First, the magnetic fields of the permanent magnets 6 and 7 form a closed magnetic circuit along the upper and lower yokes 4 and 5 and the magnetic poles 8, so that a magnetic field is formed within the interaction space 3 between the cathode 1 and the anode 2.

Then power is supplied to the cathode 1, so that an electric field is formed in the interaction space 3. Then owing to the interaction between the electric field and the magnetic field, the cathode 1 discharges thermionic electrons.

Then the thermionic electrons perform cycloid movements within the interaction space 3, i.e., within the plurality of resonance cavities which are formed by the plurality of the vanes 9. Thus a high frequency energy (hereinafter, referred to as "microwaves") which is an electron energy is generated. These microwaves are transmitted to the vanes 9, and then are supplied into the cavity of the microwave oven through the antenna feeder 11.

Under this condition, for example, microwaves of 2450 MHz are generated in the resonance cavities. Besides the fundamental waves, harmonic components having a frequency of integer multiple of that of the fundamental waves are generated simultaneously.

If these harmonic components together with the fundamental waves are supplied into the cavity of the microwave oven, then the shielding of the waves becomes much more difficult because the wavelengths of the harmonic waves are much shorter, with the result that the waves escape to the outside.

Even if the leaked harmonic waves are very weak, they cause serious harm to the human body. Further, they may interfere with the wireless communication. Therefore, in order to inhibit the leakage of the harmonic waves, a filter consisting of a coil and a capacitor is installed at the input side, and at the same time, first and second chokes 20 and 21 which take the form of a metal cylinder are coupled to the interior of the anode seal 18 of the output side.

The structures of the first and second chokes 20 and 21 are as shown in FIG. 3. The first and second chokes 20 and 21 are installed above and below respectively within the anode seal 18. The first choke 20 includes: a cylindrical body 20a for allowing the antenna feeder to pass through; and a flange part 20b extending from the bottom of the cylindrical body 20a toward the anode seal 18.

The second choke 21 includes: a cylindrical body 21a for allowing the antenna feeder to pass through; and a flange part 21b extending from the bottom of the cylindrical body 21a toward the anode seal 18.

The first and second chokes 20 and 21 are designed in the following manner. That is, if it is assumed that the wavelength of the harmonic waves to be removed is λ, then λ/4 is adopted as the basic dimension. Then by considering the flanging capacitance, the heights of the chokes are made slightly smaller than ¼ of the wavelength of the harmonic waves. In this case, however, the external conditions other than the choke height are not matched. As a result, an accurate design becomes difficult, and its application also becomes difficult. Therefore, the capability of inhibiting the harmonic components was limited.

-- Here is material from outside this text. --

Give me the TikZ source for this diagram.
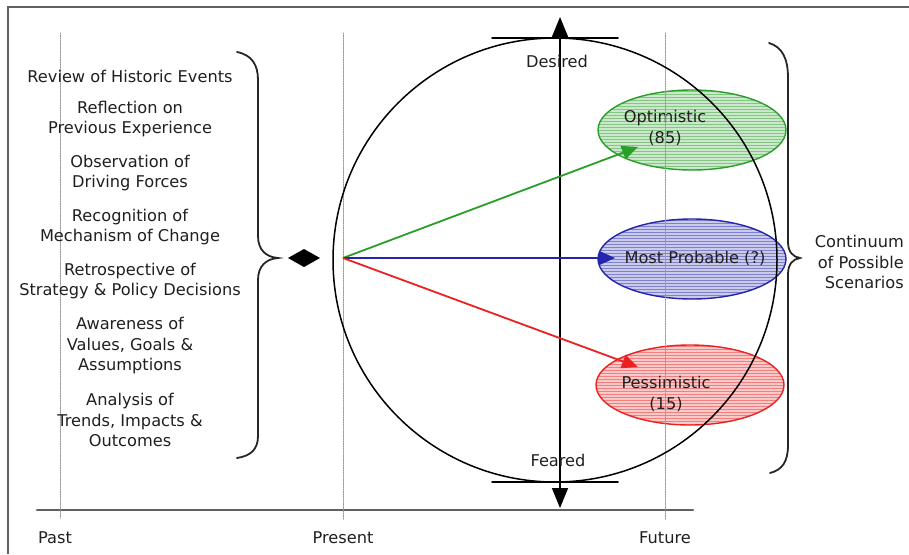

Meanwhile, in order to assemble the first and second chokes 20 and 21 to the output part of the magnetron, there was employed a jig 22 which consists of a multi-stepped guide rod 22a and a base 22b for supporting the guide rod 22a.

By using this jig 22, the first and second chokes 20 and 21 are assembled in the following manner. That is, the second choke 21 is fitted to the guide rod 22a, and then the first choke 20 is fitted to it, in such a manner that the first and second chokes 20 and 21 should maintain a proper gap between them. In this state, a brazing is carried out to fix them to the anode seal 18.

This will be described in further detail. That is, the second choke 21 is positioned such that its flange part 21b should be disposed below. In this state, the cylindrical body 21a is fitted to the guide rod 22a until the second choke 21 is engaged to a second engaging step 22c of the guide rod 22a, so as to make the second choke 21 secured. Then the flange part 20b of the first choke 20 is positioned so as for it to be disposed below, and then the cylindrical body 20a of the first choke 20 is fitted to the guide rod 22a until it is engaged to a first engaging step 22d. Thus a gap is maintained between the first and second chokes 20 and 21.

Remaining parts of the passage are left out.